Aim of the exercise: Copy out every line that contains "matplotlib".

Material for this task:
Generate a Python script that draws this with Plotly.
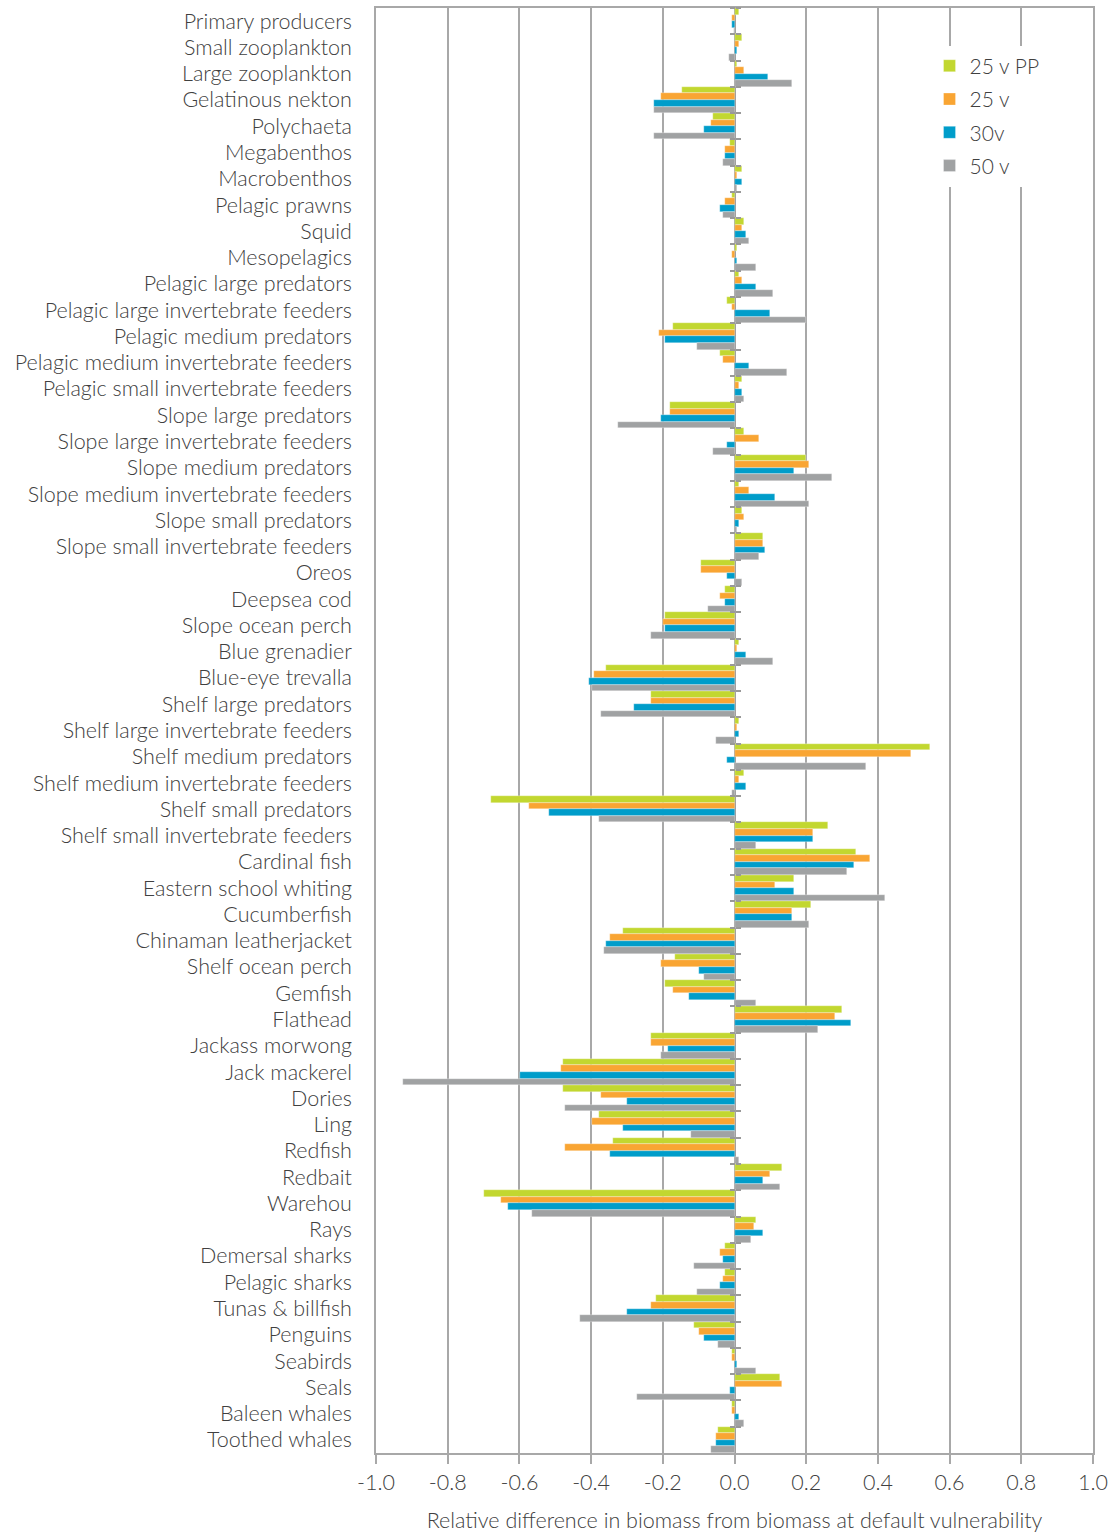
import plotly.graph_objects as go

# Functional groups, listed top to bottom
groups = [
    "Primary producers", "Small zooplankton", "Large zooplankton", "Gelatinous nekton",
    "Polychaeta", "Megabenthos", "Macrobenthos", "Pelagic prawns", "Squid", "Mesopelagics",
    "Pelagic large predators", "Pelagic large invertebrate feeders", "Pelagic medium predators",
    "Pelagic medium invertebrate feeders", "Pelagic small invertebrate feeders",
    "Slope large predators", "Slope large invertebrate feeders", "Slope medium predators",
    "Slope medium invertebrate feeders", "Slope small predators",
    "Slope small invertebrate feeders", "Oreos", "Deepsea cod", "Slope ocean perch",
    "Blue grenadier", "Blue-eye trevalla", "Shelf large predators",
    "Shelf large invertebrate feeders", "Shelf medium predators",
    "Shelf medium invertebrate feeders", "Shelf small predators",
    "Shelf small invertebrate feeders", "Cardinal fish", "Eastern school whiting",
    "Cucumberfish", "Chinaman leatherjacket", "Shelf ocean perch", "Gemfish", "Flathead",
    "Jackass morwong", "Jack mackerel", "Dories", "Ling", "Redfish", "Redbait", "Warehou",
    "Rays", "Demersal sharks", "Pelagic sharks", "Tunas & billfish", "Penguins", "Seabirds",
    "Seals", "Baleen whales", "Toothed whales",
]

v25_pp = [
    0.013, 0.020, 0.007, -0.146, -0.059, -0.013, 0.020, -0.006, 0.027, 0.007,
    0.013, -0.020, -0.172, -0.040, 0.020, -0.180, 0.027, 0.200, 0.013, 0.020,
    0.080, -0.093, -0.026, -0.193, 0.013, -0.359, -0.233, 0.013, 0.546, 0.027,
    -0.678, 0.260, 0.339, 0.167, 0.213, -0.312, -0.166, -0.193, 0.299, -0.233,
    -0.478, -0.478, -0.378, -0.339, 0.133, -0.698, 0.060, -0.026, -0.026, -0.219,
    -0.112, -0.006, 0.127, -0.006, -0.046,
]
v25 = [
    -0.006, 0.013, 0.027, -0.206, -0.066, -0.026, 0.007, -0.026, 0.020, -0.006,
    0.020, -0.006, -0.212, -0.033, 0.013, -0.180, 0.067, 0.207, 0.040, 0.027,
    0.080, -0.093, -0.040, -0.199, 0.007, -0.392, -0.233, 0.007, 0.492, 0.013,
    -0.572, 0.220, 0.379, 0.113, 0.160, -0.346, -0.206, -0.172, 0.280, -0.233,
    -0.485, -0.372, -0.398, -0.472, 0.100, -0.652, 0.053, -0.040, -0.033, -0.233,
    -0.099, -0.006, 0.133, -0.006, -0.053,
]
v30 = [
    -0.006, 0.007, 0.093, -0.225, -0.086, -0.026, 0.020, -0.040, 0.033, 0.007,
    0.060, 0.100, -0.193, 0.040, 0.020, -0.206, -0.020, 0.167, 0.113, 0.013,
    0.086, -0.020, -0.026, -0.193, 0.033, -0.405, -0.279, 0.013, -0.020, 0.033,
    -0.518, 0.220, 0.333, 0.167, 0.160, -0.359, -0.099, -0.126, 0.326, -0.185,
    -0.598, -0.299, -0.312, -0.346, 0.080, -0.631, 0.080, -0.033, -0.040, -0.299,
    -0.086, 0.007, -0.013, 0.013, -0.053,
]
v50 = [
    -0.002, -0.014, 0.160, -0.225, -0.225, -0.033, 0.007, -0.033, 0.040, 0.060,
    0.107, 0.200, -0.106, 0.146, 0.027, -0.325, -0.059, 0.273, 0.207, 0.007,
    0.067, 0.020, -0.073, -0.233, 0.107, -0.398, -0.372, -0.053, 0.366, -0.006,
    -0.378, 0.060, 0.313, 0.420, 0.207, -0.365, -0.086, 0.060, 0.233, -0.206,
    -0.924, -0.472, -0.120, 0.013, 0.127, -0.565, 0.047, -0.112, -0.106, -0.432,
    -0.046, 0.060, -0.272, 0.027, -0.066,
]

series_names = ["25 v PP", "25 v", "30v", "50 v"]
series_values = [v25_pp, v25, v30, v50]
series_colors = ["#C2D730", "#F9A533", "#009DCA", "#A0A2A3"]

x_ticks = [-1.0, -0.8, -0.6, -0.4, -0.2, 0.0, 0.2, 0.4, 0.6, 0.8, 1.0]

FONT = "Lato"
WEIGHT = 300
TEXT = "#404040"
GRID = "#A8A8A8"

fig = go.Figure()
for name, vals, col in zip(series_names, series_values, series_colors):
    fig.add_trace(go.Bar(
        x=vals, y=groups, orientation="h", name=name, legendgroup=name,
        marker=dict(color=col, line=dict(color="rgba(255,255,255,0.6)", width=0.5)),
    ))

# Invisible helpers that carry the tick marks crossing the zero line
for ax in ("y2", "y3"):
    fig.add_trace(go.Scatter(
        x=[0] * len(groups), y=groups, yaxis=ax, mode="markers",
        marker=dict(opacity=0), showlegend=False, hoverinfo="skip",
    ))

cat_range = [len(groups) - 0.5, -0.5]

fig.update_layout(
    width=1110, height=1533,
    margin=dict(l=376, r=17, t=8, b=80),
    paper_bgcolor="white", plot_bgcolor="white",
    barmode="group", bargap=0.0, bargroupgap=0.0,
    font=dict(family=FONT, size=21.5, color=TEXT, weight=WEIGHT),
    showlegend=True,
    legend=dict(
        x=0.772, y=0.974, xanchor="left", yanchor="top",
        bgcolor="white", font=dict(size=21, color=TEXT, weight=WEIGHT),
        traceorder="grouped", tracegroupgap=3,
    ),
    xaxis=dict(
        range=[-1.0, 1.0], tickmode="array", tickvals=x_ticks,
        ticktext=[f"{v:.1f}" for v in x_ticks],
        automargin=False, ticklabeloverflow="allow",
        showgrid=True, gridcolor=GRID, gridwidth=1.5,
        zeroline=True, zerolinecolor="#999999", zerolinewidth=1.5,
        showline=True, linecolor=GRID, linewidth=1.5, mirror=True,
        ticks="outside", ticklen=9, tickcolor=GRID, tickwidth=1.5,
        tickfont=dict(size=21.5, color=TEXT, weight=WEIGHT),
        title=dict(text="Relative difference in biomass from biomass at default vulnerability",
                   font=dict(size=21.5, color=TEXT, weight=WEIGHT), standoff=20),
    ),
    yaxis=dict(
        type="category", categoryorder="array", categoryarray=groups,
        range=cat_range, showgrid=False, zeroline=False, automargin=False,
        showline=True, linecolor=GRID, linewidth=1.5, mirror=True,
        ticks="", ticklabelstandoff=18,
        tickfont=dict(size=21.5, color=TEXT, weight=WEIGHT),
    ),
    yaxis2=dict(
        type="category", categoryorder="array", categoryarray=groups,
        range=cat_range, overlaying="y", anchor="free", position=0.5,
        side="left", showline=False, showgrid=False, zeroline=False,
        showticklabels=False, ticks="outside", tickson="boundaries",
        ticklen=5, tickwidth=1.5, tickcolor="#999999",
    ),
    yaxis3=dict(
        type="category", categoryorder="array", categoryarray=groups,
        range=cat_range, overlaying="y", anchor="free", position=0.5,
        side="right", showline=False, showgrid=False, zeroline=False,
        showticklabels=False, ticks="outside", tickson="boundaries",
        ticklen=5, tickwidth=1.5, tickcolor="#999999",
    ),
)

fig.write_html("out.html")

* * *

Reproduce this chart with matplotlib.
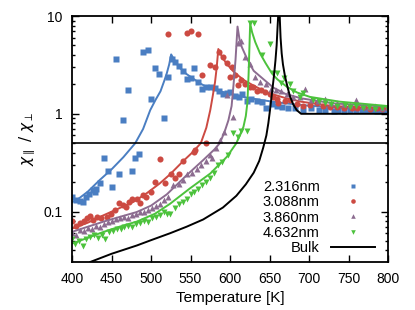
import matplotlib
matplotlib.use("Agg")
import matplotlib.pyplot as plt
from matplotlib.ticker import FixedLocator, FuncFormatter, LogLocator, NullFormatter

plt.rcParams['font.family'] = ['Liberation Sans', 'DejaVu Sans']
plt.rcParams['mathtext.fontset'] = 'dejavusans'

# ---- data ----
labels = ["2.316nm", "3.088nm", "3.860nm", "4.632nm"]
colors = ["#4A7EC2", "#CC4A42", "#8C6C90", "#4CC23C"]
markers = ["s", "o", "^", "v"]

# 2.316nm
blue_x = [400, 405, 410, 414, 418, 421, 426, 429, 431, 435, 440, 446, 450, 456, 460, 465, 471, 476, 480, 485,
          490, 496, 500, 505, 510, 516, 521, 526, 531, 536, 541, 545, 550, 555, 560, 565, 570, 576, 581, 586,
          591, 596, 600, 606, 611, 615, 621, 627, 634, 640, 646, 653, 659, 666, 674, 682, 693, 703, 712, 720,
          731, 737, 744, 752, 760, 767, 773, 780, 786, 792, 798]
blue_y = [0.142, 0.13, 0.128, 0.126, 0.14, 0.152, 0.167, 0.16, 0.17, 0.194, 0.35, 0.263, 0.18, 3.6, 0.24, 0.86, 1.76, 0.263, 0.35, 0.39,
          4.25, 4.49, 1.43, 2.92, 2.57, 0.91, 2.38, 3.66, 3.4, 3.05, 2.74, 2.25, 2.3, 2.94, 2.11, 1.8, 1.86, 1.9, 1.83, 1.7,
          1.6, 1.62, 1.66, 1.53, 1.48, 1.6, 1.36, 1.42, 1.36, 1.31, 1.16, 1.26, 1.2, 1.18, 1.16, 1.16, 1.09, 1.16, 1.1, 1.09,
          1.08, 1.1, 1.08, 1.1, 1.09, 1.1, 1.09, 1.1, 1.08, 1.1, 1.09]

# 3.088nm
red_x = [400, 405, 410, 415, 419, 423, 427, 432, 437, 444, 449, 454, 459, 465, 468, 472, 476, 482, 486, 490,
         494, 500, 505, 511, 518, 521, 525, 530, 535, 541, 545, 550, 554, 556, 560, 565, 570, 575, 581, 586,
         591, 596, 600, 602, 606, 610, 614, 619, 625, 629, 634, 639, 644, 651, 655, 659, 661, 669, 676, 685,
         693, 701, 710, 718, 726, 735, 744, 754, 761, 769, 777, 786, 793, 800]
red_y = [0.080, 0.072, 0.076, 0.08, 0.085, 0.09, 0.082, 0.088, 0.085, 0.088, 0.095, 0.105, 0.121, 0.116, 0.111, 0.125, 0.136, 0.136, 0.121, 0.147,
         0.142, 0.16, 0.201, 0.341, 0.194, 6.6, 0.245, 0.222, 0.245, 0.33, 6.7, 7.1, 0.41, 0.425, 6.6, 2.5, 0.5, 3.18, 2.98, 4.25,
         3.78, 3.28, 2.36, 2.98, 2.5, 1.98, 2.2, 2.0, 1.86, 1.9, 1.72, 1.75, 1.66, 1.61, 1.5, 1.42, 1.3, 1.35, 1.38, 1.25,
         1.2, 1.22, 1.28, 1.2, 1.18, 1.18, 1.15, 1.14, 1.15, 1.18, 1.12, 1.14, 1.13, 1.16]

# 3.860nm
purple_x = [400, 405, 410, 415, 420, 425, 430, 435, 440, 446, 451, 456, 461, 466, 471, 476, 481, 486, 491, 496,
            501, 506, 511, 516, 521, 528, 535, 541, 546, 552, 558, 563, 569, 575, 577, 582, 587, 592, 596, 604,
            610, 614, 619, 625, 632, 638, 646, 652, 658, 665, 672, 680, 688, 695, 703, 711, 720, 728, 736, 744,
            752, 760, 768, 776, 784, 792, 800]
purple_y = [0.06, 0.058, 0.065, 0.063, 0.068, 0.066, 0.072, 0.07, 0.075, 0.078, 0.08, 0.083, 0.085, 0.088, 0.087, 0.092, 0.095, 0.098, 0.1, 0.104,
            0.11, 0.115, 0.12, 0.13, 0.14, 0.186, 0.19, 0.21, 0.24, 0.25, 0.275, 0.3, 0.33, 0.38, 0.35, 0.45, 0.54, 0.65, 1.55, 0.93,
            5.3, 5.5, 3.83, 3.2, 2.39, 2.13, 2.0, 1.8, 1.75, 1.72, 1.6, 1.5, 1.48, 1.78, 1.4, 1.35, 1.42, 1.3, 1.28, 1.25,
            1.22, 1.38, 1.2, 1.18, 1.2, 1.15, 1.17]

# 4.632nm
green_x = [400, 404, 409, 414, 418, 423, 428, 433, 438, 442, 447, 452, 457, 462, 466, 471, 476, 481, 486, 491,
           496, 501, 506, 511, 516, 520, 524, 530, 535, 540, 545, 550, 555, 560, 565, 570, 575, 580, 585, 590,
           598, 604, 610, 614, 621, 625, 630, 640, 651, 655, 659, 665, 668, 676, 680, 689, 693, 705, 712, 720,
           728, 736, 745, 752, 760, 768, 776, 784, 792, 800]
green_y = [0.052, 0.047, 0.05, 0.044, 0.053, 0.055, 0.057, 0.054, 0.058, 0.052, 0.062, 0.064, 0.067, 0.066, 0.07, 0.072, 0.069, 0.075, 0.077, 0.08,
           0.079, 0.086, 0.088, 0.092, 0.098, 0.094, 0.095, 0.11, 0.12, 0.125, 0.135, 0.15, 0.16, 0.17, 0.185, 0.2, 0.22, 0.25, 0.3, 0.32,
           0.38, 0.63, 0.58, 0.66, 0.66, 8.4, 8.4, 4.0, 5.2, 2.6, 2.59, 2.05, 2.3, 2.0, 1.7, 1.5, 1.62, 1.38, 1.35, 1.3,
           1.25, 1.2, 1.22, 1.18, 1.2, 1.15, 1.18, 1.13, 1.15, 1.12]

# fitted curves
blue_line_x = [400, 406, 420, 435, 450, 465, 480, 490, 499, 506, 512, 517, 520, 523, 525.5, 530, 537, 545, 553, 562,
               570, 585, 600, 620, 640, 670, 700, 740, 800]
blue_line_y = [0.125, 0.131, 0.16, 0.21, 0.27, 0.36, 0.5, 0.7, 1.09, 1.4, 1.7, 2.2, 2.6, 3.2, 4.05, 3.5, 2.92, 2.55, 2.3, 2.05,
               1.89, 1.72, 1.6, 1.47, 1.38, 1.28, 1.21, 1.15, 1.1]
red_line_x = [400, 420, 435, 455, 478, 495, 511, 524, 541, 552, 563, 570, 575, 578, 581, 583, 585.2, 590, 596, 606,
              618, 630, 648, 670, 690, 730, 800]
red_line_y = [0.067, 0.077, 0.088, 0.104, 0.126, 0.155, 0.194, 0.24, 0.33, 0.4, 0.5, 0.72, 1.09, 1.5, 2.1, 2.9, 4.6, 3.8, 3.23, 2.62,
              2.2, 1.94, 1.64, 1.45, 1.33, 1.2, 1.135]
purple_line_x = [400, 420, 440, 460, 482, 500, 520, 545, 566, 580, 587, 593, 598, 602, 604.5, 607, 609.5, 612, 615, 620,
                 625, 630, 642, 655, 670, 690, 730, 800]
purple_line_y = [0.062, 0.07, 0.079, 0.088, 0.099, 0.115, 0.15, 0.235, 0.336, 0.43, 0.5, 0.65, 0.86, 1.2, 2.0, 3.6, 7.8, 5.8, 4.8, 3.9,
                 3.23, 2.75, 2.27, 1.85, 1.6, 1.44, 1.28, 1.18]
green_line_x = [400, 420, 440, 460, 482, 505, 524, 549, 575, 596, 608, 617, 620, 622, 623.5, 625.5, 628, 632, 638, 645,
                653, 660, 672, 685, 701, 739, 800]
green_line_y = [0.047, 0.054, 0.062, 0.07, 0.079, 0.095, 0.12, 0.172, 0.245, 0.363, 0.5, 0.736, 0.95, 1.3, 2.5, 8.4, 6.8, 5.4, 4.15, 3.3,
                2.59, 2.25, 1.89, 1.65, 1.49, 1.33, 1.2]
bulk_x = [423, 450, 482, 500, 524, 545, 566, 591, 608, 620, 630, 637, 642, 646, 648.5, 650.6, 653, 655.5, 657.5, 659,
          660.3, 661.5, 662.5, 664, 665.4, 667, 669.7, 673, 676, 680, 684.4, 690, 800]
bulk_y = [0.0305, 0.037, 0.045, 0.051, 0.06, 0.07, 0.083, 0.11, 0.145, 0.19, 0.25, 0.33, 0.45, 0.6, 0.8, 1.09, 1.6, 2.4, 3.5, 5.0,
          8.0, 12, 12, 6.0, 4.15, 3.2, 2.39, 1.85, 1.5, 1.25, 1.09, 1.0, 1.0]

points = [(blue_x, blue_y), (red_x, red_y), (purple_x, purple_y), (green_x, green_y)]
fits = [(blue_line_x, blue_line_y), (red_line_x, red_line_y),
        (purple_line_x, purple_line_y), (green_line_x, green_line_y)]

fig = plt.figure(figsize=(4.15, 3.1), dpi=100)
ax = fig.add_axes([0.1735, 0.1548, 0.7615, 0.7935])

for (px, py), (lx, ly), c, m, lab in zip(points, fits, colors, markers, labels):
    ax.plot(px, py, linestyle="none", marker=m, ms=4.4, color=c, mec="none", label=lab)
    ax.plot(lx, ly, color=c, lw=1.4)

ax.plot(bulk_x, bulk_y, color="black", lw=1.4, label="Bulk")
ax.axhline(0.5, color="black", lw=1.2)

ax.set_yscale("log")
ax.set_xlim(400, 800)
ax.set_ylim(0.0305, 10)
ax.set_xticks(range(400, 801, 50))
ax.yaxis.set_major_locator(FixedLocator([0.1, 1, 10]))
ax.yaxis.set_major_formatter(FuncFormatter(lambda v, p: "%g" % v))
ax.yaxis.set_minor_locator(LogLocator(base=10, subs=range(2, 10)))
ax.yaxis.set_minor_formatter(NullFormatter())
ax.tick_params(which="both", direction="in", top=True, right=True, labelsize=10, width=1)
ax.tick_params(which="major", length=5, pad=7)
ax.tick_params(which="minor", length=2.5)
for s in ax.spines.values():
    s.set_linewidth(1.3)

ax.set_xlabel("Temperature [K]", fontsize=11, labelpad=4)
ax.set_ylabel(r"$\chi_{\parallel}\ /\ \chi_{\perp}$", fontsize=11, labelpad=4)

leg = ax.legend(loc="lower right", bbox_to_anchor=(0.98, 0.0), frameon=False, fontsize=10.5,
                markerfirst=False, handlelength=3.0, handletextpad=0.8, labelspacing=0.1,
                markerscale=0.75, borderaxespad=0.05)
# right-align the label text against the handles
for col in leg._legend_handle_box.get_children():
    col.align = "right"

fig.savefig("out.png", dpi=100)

Solution:
Reproduce this chart with matplotlib.
import matplotlib
matplotlib.use("Agg")
import matplotlib.pyplot as plt
from matplotlib.ticker import FixedLocator, FuncFormatter, LogLocator, NullFormatter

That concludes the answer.